Hamas security official killed in Israeli drone strikes on Lebanon's Ain al-Hilweh refugee camp

Hamas security official killed in Israeli drone strikes on Lebanon's Ain al-Hilweh refugee camp
An Israeli airstrike targeted a car transporting Hamas official Samer Al-Haj in Lebanon's port city of Sidon late on Friday.
2 min read
09 August, 2024
Israel and Hezbollah have been engaged in cross-border fire since October 2023 [Getty]

Israeli drone strikes on a vehicle in Lebanon killed Hamas security official Samer al-Hajj late on Friday in the latest escalation by Israel, the Lebanese state news agency NNA reported.

Two strikes hit a jeep transporting al-Haj inside Lebanon's biggest refugee camp, Ain al-Hilwah, near the southern entrance of Sidon's vegetable market, NNA's correspondent said.
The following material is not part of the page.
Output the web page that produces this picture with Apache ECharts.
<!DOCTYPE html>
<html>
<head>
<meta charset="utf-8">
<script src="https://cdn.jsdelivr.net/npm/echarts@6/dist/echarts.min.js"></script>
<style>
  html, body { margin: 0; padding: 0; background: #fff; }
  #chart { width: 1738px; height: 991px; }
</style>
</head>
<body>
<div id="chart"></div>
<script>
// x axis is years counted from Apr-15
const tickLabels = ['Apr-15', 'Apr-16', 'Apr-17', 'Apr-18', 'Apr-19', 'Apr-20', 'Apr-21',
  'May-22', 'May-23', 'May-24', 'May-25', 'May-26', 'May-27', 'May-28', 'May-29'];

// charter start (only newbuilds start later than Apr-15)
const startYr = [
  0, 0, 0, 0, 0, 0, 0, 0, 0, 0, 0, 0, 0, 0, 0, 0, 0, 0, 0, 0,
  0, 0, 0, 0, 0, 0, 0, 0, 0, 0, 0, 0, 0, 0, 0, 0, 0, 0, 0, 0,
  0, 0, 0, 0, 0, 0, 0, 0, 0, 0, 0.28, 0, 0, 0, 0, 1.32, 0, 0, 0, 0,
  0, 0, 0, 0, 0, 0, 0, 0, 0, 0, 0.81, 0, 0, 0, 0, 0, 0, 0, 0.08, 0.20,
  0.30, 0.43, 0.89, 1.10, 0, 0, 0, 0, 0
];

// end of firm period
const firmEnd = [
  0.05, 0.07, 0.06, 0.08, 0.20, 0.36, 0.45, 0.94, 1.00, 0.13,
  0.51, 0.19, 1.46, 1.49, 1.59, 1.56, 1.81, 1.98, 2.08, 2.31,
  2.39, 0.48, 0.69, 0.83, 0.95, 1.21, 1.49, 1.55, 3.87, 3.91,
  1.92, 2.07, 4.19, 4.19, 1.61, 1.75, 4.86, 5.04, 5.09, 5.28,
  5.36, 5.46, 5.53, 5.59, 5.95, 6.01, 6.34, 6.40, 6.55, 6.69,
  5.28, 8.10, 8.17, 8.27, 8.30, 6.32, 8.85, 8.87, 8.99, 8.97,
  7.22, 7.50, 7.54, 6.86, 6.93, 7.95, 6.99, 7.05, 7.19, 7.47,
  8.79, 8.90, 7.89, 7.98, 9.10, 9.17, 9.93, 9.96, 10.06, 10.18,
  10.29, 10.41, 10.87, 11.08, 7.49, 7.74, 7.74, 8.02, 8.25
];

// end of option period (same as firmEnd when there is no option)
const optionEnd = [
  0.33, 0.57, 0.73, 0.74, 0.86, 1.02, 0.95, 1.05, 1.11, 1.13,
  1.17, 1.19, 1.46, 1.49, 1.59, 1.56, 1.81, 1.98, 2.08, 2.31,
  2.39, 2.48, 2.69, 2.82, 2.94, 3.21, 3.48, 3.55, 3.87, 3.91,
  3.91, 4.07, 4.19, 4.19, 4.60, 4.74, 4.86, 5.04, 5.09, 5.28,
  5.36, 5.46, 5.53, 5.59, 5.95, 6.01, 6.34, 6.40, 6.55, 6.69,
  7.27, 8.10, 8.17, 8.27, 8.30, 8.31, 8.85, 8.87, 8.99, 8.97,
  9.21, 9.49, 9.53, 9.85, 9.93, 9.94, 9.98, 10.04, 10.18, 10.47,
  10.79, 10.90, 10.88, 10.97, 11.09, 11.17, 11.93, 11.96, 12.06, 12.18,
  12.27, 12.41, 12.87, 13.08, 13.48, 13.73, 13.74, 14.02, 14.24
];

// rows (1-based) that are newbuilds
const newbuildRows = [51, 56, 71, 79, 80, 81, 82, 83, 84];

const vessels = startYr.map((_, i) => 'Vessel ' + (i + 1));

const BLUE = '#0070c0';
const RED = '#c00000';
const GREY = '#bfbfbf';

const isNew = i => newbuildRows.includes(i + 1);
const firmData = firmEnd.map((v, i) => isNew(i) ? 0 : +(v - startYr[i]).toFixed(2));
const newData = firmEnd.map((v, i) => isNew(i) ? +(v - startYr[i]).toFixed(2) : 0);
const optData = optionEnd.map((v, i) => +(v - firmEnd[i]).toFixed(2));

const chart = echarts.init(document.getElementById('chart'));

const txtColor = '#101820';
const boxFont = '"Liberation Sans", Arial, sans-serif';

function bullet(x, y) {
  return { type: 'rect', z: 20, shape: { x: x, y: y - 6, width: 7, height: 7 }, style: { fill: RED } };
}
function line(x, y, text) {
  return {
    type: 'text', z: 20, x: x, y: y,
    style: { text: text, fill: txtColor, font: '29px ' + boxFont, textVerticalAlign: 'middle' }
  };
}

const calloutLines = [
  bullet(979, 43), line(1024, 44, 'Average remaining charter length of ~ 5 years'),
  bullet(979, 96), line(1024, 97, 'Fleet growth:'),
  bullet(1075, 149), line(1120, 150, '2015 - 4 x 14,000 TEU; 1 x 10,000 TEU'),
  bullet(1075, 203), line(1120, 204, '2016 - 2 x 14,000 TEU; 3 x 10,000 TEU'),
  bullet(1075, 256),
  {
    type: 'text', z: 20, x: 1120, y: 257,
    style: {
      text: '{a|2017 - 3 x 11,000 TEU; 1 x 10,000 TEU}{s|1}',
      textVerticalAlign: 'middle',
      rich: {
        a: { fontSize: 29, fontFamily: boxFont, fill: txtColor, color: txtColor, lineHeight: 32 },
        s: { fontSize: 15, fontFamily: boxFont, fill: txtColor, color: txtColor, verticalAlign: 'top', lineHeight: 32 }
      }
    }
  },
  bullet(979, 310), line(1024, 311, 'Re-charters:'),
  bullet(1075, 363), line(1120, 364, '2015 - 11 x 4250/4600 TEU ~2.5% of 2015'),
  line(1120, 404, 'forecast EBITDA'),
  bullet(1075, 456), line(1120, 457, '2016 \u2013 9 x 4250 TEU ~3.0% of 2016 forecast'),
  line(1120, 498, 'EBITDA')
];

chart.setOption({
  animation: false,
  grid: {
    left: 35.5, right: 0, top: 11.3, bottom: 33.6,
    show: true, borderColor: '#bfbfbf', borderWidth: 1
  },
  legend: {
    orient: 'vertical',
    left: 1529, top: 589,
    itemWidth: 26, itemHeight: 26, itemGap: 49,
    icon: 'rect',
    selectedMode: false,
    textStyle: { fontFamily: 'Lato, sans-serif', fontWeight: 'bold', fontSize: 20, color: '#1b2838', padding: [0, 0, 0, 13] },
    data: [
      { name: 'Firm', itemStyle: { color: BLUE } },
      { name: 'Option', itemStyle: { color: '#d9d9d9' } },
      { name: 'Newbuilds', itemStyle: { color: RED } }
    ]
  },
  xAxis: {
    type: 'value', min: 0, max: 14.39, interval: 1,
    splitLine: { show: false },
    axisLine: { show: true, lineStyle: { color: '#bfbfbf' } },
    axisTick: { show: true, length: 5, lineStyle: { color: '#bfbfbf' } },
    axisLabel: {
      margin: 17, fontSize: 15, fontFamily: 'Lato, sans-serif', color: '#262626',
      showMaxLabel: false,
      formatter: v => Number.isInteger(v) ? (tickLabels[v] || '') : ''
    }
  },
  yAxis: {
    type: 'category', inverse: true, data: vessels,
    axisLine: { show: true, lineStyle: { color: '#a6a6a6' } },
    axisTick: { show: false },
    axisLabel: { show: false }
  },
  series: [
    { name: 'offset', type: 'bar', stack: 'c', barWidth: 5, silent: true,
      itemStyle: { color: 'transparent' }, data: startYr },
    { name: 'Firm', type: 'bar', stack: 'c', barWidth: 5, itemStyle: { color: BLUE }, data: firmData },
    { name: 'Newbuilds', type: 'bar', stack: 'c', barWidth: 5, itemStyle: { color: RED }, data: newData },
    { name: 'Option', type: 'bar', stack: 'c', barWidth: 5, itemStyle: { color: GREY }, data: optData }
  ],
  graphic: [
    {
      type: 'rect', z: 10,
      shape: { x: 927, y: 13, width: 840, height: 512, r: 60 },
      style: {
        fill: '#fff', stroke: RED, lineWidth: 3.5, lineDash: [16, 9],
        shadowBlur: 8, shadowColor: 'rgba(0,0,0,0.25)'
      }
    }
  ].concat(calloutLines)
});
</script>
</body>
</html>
"Ambulances, civil defence units, and security forces immediately rushed to the scene," the report said.

The attack also killed his bodyguard, local media reports said. NNA said two civilians were also wounded in the attack.

A Palestinian source told the French language daily L'Orient-Le Jour that al-Haj was a security officer in the Palestinian refugee camp near Sidon, where he was killed.

Shortly after the assassination, dozens of Palestinians from the refugee camp came out to demonstrate and call for revenge, the daily said.

The attack comes amid heightened regional tension after Hezbollah threatened major retaliation for Israel's killing of a top military commander in Beirut last week. 

Earlier on Friday, an Israeli strike killed two Hezbollah fighters near the southern border.

Hezbollah in separate statements said two of its fighters were "martyred on the road to Jerusalem", the phrase it uses to refer to fighters killed by Israeli fire.

A source close to the Iran-backed group, requesting anonymity, said the pair were killed "in an Israeli strike in Naqura".

Elsewhere in south Lebanon, residents and local journalists circulated footage they said showed an Israeli drone flying over the village of Kunin, broadcasting a message in Arabic claiming that the cross-border violence "is thanks to Hezbollah and Hassan Nasrallah", the group's chief.

Israel and Hezbollah have been engaged in cross-border clashes since October 2023.

Fears of all-out war have skyrocketed after an Israeli strike on Beirut's southern suburbs last week killed Hezbollah military commander Fuad Shukr, just hours before the killing of Hamas's political leader Ismail Haniyeh in Tehran, which was also blamed on Israel.